You can’t navigate the music scene.

Or the art scene. Or the theater scene, or any other aspect of culture that will swallow you whole upon settling in any given NYC neighborhood. There is seriously culture everywhere — Banksy sold his art on a random sidewalk, for crying out loud. People get psyched to star in a no-budget, avant-garde play involving latex body suits, that they will perform for only one night in the basement below a Turkish restaurant. If you don’t “do” art, you don’t deserve to be surrounded by it 24/7. Get out.

You don’t eat bagels or pizza.

It’s cool if you’re gluten-free, or whatever (there are plenty of places that will fulfill your dietary needs), but seriously?
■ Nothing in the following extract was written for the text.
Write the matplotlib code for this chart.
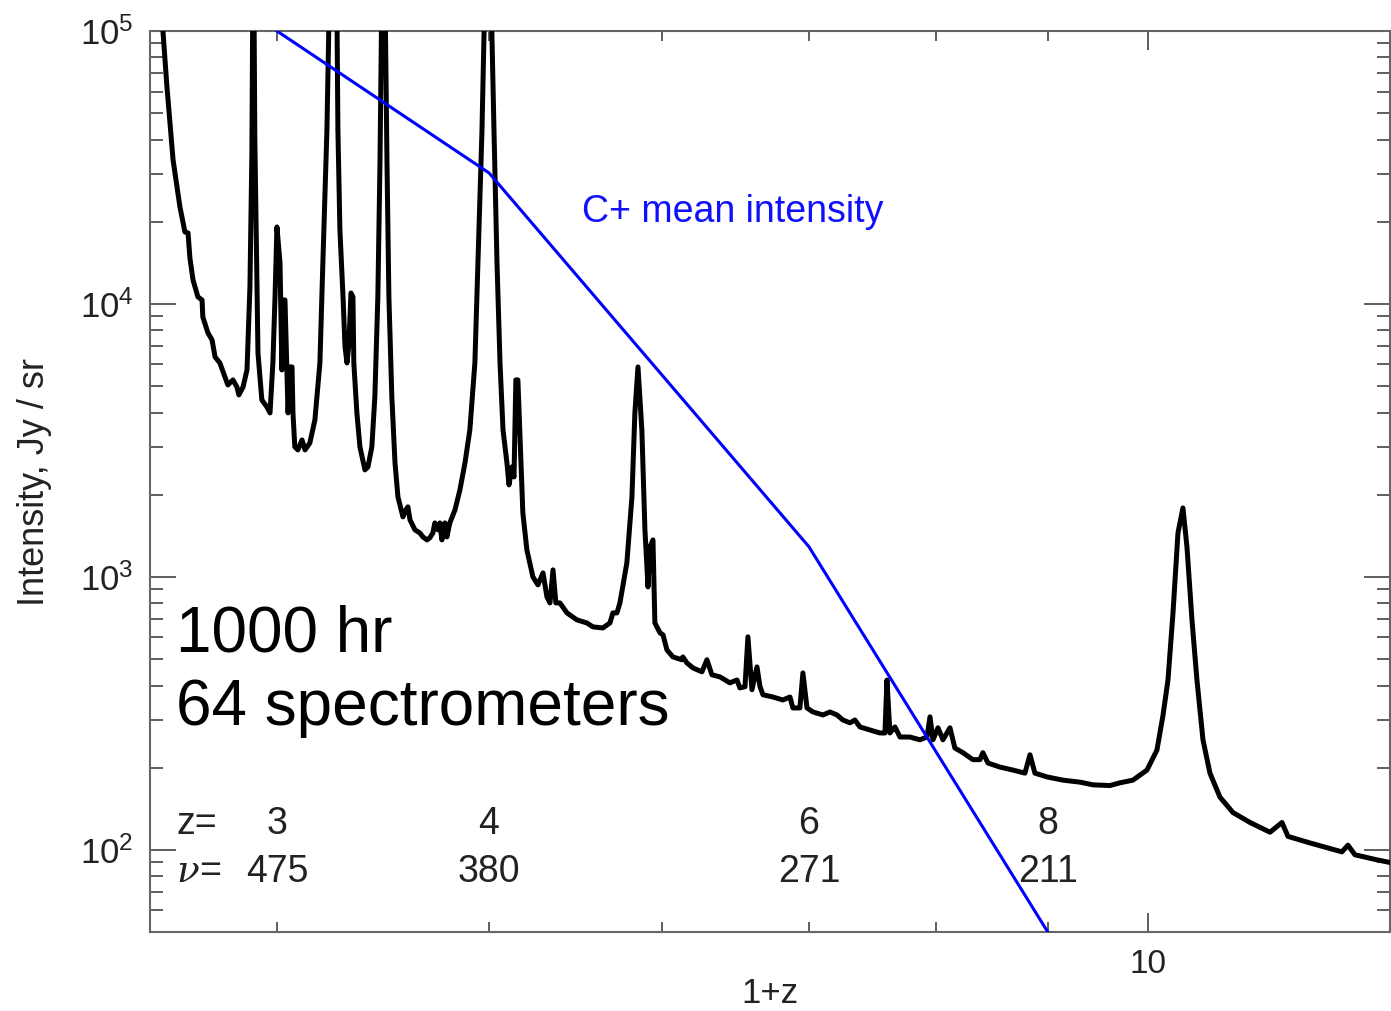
import math
import matplotlib
matplotlib.use('Agg')
import matplotlib.pyplot as plt
from matplotlib.ticker import FixedLocator, FuncFormatter, NullFormatter
import matplotlib.transforms as mtransforms

plt.rcParams['font.family'] = ['Liberation Sans', 'DejaVu Sans']
plt.rcParams['mathtext.fontset'] = 'custom'
plt.rcParams['mathtext.rm'] = 'Liberation Sans'
plt.rcParams['mathtext.it'] = 'Liberation Sans:italic'

# ---- noise / sensitivity curve (1+z, Jy/sr) ----
one_plus_z = [
    3.537, 3.548, 3.563, 3.586, 3.612, 3.631, 3.643, 3.650, 3.662, 3.681,
    3.697, 3.700, 3.720, 3.736, 3.748, 3.767, 3.787, 3.799, 3.819, 3.835,
    3.843, 3.860, 3.876, 3.888, 3.896, 3.902, 3.908, 3.917, 3.921, 3.937,
    3.958, 3.971, 3.983, 3.992, 4.000,
    4.013, 4.021, 4.025, 4.034, 4.042, 4.047, 4.055, 4.064, 4.068, 4.076,
    4.089, 4.107, 4.120, 4.141, 4.163, 4.185, 4.198, 4.216, 4.225, 4.243,
    4.261, 4.265, 4.274, 4.288, 4.297, 4.306, 4.315, 4.324, 4.333, 4.337,
    4.351, 4.365, 4.388, 4.402, 4.420, 4.434, 4.448, 4.458, 4.474, 4.491,
    4.500, 4.514, 4.529, 4.543, 4.567, 4.581, 4.591, 4.601, 4.625, 4.649,
    4.664, 4.684, 4.698, 4.713, 4.723, 4.738, 4.748, 4.758, 4.773, 4.783,
    4.798, 4.824, 4.849, 4.875, 4.900, 4.926, 4.942, 4.963, 4.994, 5.026,
    5.042, 5.058, 5.074, 5.095, 5.106, 5.122, 5.133, 5.143, 5.154, 5.171,
    5.181, 5.203,
    5.236, 5.264, 5.292, 5.314, 5.331, 5.348, 5.364, 5.387, 5.427, 5.484,
    5.542, 5.577, 5.636, 5.678, 5.696, 5.720, 5.738, 5.780, 5.811, 5.829,
    5.848, 5.872, 5.891, 5.910, 5.922, 5.941, 5.953, 5.985, 6.004,
    6.029, 6.067, 6.125, 6.131, 6.157, 6.196, 6.255, 6.288, 6.321, 6.375,
    6.442, 6.490, 6.510, 6.545, 6.565, 6.593, 6.628, 6.649, 6.670, 6.740,
    6.811, 6.862, 6.883, 6.934, 6.956, 6.986, 7.030, 7.104, 7.157, 7.210,
    7.255, 7.309, 7.347, 7.386, 7.464, 7.543, 7.583, 7.599, 7.623, 7.663,
    7.704, 7.785, 7.867, 7.926, 7.951, 7.976, 8.018, 8.060, 8.120, 8.162,
    8.231, 8.318, 8.380, 8.406, 8.451, 8.558, 8.676, 8.786, 8.833, 8.879,
    8.992, 9.145, 9.310, 9.438, 9.608, 9.710, 9.843, 9.990, 10.095, 10.159,
    10.213, 10.267, 10.321, 10.375, 10.419, 10.474, 10.529, 10.596, 10.674,
    10.787, 10.935, 11.133, 11.370, 11.514, 11.587, 11.858, 12.264, 12.342,
    12.433, 12.724, 12.926,
]
intensity = [
    1.54e5, 1.0e5, 62340, 33690, 22660, 18350, 18200, 14740, 12240, 10610,
    10340, 8963, 7830, 7383, 6396, 6080, 5403, 5050, 5268, 4966,
    4642, 4966, 5731, 11540, 35730, 3.02e5, 40900, 11540, 6615, 4450,
    4195, 3988, 6080, 10610, 19150,
    14130, 5731, 10340, 10340, 5731, 3988, 5878, 5878, 3988, 2994,
    2919, 3176, 2919, 3096, 3760, 6080, 14130, 43380, 1.10e5, 4.6e5,
    1.10e5, 43380, 18670, 10610, 6960, 6080, 7198, 10970, 10610, 6080,
    3988, 2994, 2466, 2529, 2994, 4564, 10610, 32850, 4.6e5, 32850,
    10610, 4564, 2616, 1963, 1659, 1760, 1805, 1618, 1487, 1449,
    1401, 1366, 1390, 1449, 1577, 1487, 1577, 1366, 1577, 1401,
    1577, 1760, 2083, 2616, 3455, 6080, 14130, 43380, 4.6e5, 43380,
    14130, 6080, 3455, 2616, 2173, 2529, 2324, 5268, 5268, 2616,
    1716, 1256,
    1000, 935, 1034, 845, 803, 1061, 803, 803, 738, 696,
    678, 656, 650, 678, 738, 738, 803, 1125, 1963, 3988,
    5878, 3455, 1487, 919, 1288, 1366, 678, 624, 613,
    540, 509, 497, 509, 484, 464, 449, 497, 438, 430,
    409, 419, 392, 396, 603, 386, 468, 396, 370, 363,
    354, 363, 331, 331, 445, 331, 320, 312, 320, 312,
    299, 292, 299, 282, 275, 268, 268, 419, 268, 282,
    259, 259, 253, 259, 307, 253, 280, 253, 280, 236,
    227, 214, 214, 227, 208, 201, 196, 191, 223, 191,
    185, 180, 177, 173, 172, 176, 180, 196, 232, 310,
    419, 738, 1449, 1789, 1288, 696, 419, 253, 191,
    156, 137, 126, 116, 126, 112, 106, 98.3, 104,
    95.9, 91.9, 89.6,
]

# ---- C+ mean intensity model ----
cplus_one_plus_z = [4, 5, 7, 9]
cplus_intensity = [1.0e5, 3.02e4, 1.29e3, 50]

# ---- redshift / frequency annotations ----
label_z = [3, 4, 6, 8]
label_nu = [475, 380, 271, 211]

fig = plt.figure(figsize=(13.91, 10.11), dpi=100)
ax = fig.add_axes([150 / 1391, 1 - 932 / 1011, 1240 / 1391, 901 / 1011])

ax.plot(one_plus_z, intensity, color='black', lw=3.6, solid_joinstyle='round', zorder=3)
ax.plot(cplus_one_plus_z, cplus_intensity, color='#0000ff', lw=2.2, zorder=4)

ax.set_xscale('log')
ax.set_yscale('log')
ax.set_xlim(3.5, 12.9)
ax.set_ylim(50, 1e5)

ax.xaxis.set_major_locator(FixedLocator([10]))
ax.xaxis.set_minor_locator(FixedLocator([4, 5, 6, 7, 8, 9]))
ax.xaxis.set_major_formatter(FuncFormatter(lambda v, p: '%d' % round(v)))
ax.xaxis.set_minor_formatter(NullFormatter())

ax.yaxis.set_major_locator(FixedLocator([1e2, 1e3, 1e4, 1e5]))
ax.yaxis.set_minor_locator(FixedLocator([m * 10 ** e for e in range(1, 5) for m in range(2, 10)]))
ax.yaxis.set_major_formatter(FuncFormatter(lambda v, p: r'$\mathregular{10^{%d}}$' % round(math.log10(v))))
ax.yaxis.set_minor_formatter(NullFormatter())

tick_col = '#333333'
ax.tick_params(axis='both', which='both', direction='in', top=True, right=True, colors=tick_col,
               labelcolor='#222222')
ax.tick_params(axis='y', which='major', length=19, width=1.1, labelsize=25, pad=12)
ax.tick_params(axis='y', which='minor', length=9.5, width=1.1)
ax.tick_params(axis='x', which='major', length=14, width=1.1, labelsize=24, pad=12)
ax.tick_params(axis='x', which='minor', length=7, width=1.1)
for s in ax.spines.values():
    s.set_color('#666666')
    s.set_linewidth(1.5)

ax.set_xlabel('1+z', fontsize=25, color='#222222', labelpad=-2)
ax.set_ylabel('Intensity, Jy / sr', fontsize=26, color='#222222', labelpad=20)

# annotations
ax.text(0.3484, 0.788, 'C+ mean intensity', transform=ax.transAxes, color='#1010ff',
        fontsize=27, ha='left', va='baseline')
ax.text(0.021, 0.3108, '1000 hr', transform=ax.transAxes, fontsize=46, ha='left', va='baseline')
ax.text(0.021, 0.2297, '64 spectrometers', transform=ax.transAxes, fontsize=46, ha='left', va='baseline')

trans = mtransforms.blended_transform_factory(ax.transData, ax.transAxes)
ax.text(0.021, 0.1199, 'z=', transform=ax.transAxes, fontsize=27, ha='left', va='center', color='#222222')
ax.text(0.021, 0.0666, 'ν', transform=ax.transAxes, fontsize=27, ha='left', va='center',
        color='#222222', family=['DejaVu Serif'], style='italic')
ax.text(0.040, 0.0666, '=', transform=ax.transAxes, fontsize=27, ha='left', va='center', color='#222222')
for zz, nu in zip(label_z, label_nu):
    ax.text(1 + zz, 0.1199, '%d' % zz, transform=trans, fontsize=27, ha='center', va='center', color='#222222')
    ax.text(1 + zz, 0.0666, '%d' % nu, transform=trans, fontsize=27, ha='center', va='center', color='#222222')

fig.savefig('out.png', dpi=100)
A bagel for breakfast and a slice of pizza for lunch will cost you less than $5 most places, allowing that extra money you’d spend on an $11 salad to go towards something greater — like toilet paper for the month. Nowhere else on Earth will you ever find products as glorious as the New York City bagel or slice of pizza.

Some attempt to replicate it elsewhere, to no avail. You can’t make it in New York if you can’t appreciate the culinary scene, because we literally have every kind of food on the planet here, and taking the small stuff for granted is a huge “Fuck you!” to NYC.